SET EXERCISE: Repeat everything in the material exactly.

SOURCE DATA:
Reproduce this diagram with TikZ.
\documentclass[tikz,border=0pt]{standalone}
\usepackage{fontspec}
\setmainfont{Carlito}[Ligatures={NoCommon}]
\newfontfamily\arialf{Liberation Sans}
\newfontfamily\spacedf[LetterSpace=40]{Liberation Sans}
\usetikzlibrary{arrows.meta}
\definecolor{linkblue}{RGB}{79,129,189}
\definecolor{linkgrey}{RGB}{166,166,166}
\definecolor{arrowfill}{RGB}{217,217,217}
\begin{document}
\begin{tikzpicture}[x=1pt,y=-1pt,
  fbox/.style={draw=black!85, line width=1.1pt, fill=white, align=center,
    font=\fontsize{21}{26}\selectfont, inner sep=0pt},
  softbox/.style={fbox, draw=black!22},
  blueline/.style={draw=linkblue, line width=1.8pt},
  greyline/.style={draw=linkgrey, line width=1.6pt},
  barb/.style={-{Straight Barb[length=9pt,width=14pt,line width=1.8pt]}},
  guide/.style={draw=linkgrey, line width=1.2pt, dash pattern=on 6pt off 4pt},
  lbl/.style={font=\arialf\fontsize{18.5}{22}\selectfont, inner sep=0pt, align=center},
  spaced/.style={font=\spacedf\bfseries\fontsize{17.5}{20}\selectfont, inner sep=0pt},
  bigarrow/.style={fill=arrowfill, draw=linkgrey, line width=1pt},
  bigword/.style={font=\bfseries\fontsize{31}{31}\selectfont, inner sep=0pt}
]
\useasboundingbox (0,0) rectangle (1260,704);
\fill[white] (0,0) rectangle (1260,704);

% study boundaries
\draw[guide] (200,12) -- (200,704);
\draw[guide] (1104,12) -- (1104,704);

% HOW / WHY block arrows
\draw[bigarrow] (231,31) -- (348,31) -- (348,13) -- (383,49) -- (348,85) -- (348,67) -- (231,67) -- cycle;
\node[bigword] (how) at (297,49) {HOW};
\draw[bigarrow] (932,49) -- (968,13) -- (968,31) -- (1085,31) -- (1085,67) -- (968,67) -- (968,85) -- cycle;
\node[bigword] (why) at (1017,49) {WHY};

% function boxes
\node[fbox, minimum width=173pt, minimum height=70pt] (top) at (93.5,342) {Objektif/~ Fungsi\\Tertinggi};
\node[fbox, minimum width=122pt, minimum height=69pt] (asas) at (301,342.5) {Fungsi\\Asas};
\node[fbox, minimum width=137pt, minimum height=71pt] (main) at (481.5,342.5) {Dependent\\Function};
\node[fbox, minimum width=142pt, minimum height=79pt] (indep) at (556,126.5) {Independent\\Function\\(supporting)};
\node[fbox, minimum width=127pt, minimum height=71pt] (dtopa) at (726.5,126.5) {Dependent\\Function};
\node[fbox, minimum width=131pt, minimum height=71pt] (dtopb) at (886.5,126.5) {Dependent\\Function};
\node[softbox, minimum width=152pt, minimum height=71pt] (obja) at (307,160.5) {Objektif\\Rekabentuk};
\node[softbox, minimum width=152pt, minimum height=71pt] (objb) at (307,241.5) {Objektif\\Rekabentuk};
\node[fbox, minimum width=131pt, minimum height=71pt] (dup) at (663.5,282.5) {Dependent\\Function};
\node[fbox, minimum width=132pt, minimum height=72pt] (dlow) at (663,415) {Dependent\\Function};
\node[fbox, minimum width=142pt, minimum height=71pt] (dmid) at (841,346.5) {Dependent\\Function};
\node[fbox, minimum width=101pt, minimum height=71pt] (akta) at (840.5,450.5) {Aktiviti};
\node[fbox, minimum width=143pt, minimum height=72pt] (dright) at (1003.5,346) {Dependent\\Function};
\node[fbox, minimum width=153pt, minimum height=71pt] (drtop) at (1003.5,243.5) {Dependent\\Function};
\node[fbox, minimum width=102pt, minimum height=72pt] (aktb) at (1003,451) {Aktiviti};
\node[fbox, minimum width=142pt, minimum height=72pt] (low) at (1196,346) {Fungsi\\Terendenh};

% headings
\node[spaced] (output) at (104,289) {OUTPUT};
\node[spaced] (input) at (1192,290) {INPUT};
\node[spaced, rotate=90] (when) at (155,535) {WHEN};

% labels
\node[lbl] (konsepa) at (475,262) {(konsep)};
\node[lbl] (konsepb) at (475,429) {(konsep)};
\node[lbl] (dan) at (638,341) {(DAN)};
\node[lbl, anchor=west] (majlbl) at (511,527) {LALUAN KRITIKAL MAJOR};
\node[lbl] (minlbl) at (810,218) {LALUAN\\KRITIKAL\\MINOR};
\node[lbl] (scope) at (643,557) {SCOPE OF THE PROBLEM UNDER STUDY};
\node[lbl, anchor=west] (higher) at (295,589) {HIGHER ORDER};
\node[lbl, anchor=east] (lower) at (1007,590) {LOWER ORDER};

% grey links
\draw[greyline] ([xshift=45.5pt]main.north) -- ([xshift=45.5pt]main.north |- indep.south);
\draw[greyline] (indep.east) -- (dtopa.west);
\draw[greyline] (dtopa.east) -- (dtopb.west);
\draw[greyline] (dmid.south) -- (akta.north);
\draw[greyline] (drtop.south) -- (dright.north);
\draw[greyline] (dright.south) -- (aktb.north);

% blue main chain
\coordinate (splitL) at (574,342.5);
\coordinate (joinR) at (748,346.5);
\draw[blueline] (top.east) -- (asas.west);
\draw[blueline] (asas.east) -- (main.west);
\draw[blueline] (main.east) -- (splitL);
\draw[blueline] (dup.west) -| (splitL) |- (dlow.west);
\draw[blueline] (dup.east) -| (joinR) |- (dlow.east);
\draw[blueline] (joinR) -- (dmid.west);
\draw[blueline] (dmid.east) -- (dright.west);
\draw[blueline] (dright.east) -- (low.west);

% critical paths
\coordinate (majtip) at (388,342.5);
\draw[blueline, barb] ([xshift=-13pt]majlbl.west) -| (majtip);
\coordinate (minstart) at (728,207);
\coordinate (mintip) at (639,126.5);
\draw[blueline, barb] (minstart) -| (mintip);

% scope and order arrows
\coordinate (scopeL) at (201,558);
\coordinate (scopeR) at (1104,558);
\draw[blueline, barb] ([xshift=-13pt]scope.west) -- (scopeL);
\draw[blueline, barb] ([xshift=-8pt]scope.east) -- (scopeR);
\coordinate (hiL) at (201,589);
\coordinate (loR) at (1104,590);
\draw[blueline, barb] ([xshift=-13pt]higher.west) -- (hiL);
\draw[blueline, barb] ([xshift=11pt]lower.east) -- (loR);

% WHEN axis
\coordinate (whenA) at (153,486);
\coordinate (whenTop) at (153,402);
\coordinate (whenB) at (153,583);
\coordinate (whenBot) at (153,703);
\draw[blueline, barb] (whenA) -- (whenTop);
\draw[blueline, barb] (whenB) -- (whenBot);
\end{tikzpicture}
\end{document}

TASK RESULT:
Reproduce this diagram with TikZ.
\documentclass[tikz,border=0pt]{standalone}
\usepackage{fontspec}
\setmainfont{Carlito}[Ligatures={NoCommon}]
\newfontfamily\arialf{Liberation Sans}
\newfontfamily\spacedf[LetterSpace=40]{Liberation Sans}
\usetikzlibrary{arrows.meta}
\definecolor{linkblue}{RGB}{79,129,189}
\definecolor{linkgrey}{RGB}{166,166,166}
\definecolor{arrowfill}{RGB}{217,217,217}
\begin{document}
\begin{tikzpicture}[x=1pt,y=-1pt,
  fbox/.style={draw=black!85, line width=1.1pt, fill=white, align=center,
    font=\fontsize{21}{26}\selectfont, inner sep=0pt},
  softbox/.style={fbox, draw=black!22},
  blueline/.style={draw=linkblue, line width=1.8pt},
  greyline/.style={draw=linkgrey, line width=1.6pt},
  barb/.style={-{Straight Barb[length=9pt,width=14pt,line width=1.8pt]}},
  guide/.style={draw=linkgrey, line width=1.2pt, dash pattern=on 6pt off 4pt},
  lbl/.style={font=\arialf\fontsize{18.5}{22}\selectfont, inner sep=0pt, align=center},
  spaced/.style={font=\spacedf\bfseries\fontsize{17.5}{20}\selectfont, inner sep=0pt},
  bigarrow/.style={fill=arrowfill, draw=linkgrey, line width=1pt},
  bigword/.style={font=\bfseries\fontsize{31}{31}\selectfont, inner sep=0pt}
]
\useasboundingbox (0,0) rectangle (1260,704);
\fill[white] (0,0) rectangle (1260,704);

% study boundaries
\draw[guide] (200,12) -- (200,704);
\draw[guide] (1104,12) -- (1104,704);

% HOW / WHY block arrows
\draw[bigarrow] (231,31) -- (348,31) -- (348,13) -- (383,49) -- (348,85) -- (348,67) -- (231,67) -- cycle;
\node[bigword] (how) at (297,49) {HOW};
\draw[bigarrow] (932,49) -- (968,13) -- (968,31) -- (1085,31) -- (1085,67) -- (968,67) -- (968,85) -- cycle;
\node[bigword] (why) at (1017,49) {WHY};

% function boxes
\node[fbox, minimum width=173pt, minimum height=70pt] (top) at (93.5,342) {Objektif/~ Fungsi\\Tertinggi};
\node[fbox, minimum width=122pt, minimum height=69pt] (asas) at (301,342.5) {Fungsi\\Asas};
\node[fbox, minimum width=137pt, minimum height=71pt] (main) at (481.5,342.5) {Dependent\\Function};
\node[fbox, minimum width=142pt, minimum height=79pt] (indep) at (556,126.5) {Independent\\Function\\(supporting)};
\node[fbox, minimum width=127pt, minimum height=71pt] (dtopa) at (726.5,126.5) {Dependent\\Function};
\node[fbox, minimum width=131pt, minimum height=71pt] (dtopb) at (886.5,126.5) {Dependent\\Function};
\node[softbox, minimum width=152pt, minimum height=71pt] (obja) at (307,160.5) {Objektif\\Rekabentuk};
\node[softbox, minimum width=152pt, minimum height=71pt] (objb) at (307,241.5) {Objektif\\Rekabentuk};
\node[fbox, minimum width=131pt, minimum height=71pt] (dup) at (663.5,282.5) {Dependent\\Function};
\node[fbox, minimum width=132pt, minimum height=72pt] (dlow) at (663,415) {Dependent\\Function};
\node[fbox, minimum width=142pt, minimum height=71pt] (dmid) at (841,346.5) {Dependent\\Function};
\node[fbox, minimum width=101pt, minimum height=71pt] (akta) at (840.5,450.5) {Aktiviti};
\node[fbox, minimum width=143pt, minimum height=72pt] (dright) at (1003.5,346) {Dependent\\Function};
\node[fbox, minimum width=153pt, minimum height=71pt] (drtop) at (1003.5,243.5) {Dependent\\Function};
\node[fbox, minimum width=102pt, minimum height=72pt] (aktb) at (1003,451) {Aktiviti};
\node[fbox, minimum width=142pt, minimum height=72pt] (low) at (1196,346) {Fungsi\\Terendenh};

% headings
\node[spaced] (output) at (104,289) {OUTPUT};
\node[spaced] (input) at (1192,290) {INPUT};
\node[spaced, rotate=90] (when) at (155,535) {WHEN};

% labels
\node[lbl] (konsepa) at (475,262) {(konsep)};
\node[lbl] (konsepb) at (475,429) {(konsep)};
\node[lbl] (dan) at (638,341) {(DAN)};
\node[lbl, anchor=west] (majlbl) at (511,527) {LALUAN KRITIKAL MAJOR};
\node[lbl] (minlbl) at (810,218) {LALUAN\\KRITIKAL\\MINOR};
\node[lbl] (scope) at (643,557) {SCOPE OF THE PROBLEM UNDER STUDY};
\node[lbl, anchor=west] (higher) at (295,589) {HIGHER ORDER};
\node[lbl, anchor=east] (lower) at (1007,590) {LOWER ORDER};

% grey links
\draw[greyline] ([xshift=45.5pt]main.north) -- ([xshift=45.5pt]main.north |- indep.south);
\draw[greyline] (indep.east) -- (dtopa.west);
\draw[greyline] (dtopa.east) -- (dtopb.west);
\draw[greyline] (dmid.south) -- (akta.north);
\draw[greyline] (drtop.south) -- (dright.north);
\draw[greyline] (dright.south) -- (aktb.north);

% blue main chain
\coordinate (splitL) at (574,342.5);
\coordinate (joinR) at (748,346.5);
\draw[blueline] (top.east) -- (asas.west);
\draw[blueline] (asas.east) -- (main.west);
\draw[blueline] (main.east) -- (splitL);
\draw[blueline] (dup.west) -| (splitL) |- (dlow.west);
\draw[blueline] (dup.east) -| (joinR) |- (dlow.east);
\draw[blueline] (joinR) -- (dmid.west);
\draw[blueline] (dmid.east) -- (dright.west);
\draw[blueline] (dright.east) -- (low.west);

% critical paths
\coordinate (majtip) at (388,342.5);
\draw[blueline, barb] ([xshift=-13pt]majlbl.west) -| (majtip);
\coordinate (minstart) at (728,207);
\coordinate (mintip) at (639,126.5);
\draw[blueline, barb] (minstart) -| (mintip);

% scope and order arrows
\coordinate (scopeL) at (201,558);
\coordinate (scopeR) at (1104,558);
\draw[blueline, barb] ([xshift=-13pt]scope.west) -- (scopeL);
\draw[blueline, barb] ([xshift=-8pt]scope.east) -- (scopeR);
\coordinate (hiL) at (201,589);
\coordinate (loR) at (1104,590);
\draw[blueline, barb] ([xshift=-13pt]higher.west) -- (hiL);
\draw[blueline, barb] ([xshift=11pt]lower.east) -- (loR);

% WHEN axis
\coordinate (whenA) at (153,486);
\coordinate (whenTop) at (153,402);
\coordinate (whenB) at (153,583);
\coordinate (whenBot) at (153,703);
\draw[blueline, barb] (whenA) -- (whenTop);
\draw[blueline, barb] (whenB) -- (whenBot);
\end{tikzpicture}
\end{document}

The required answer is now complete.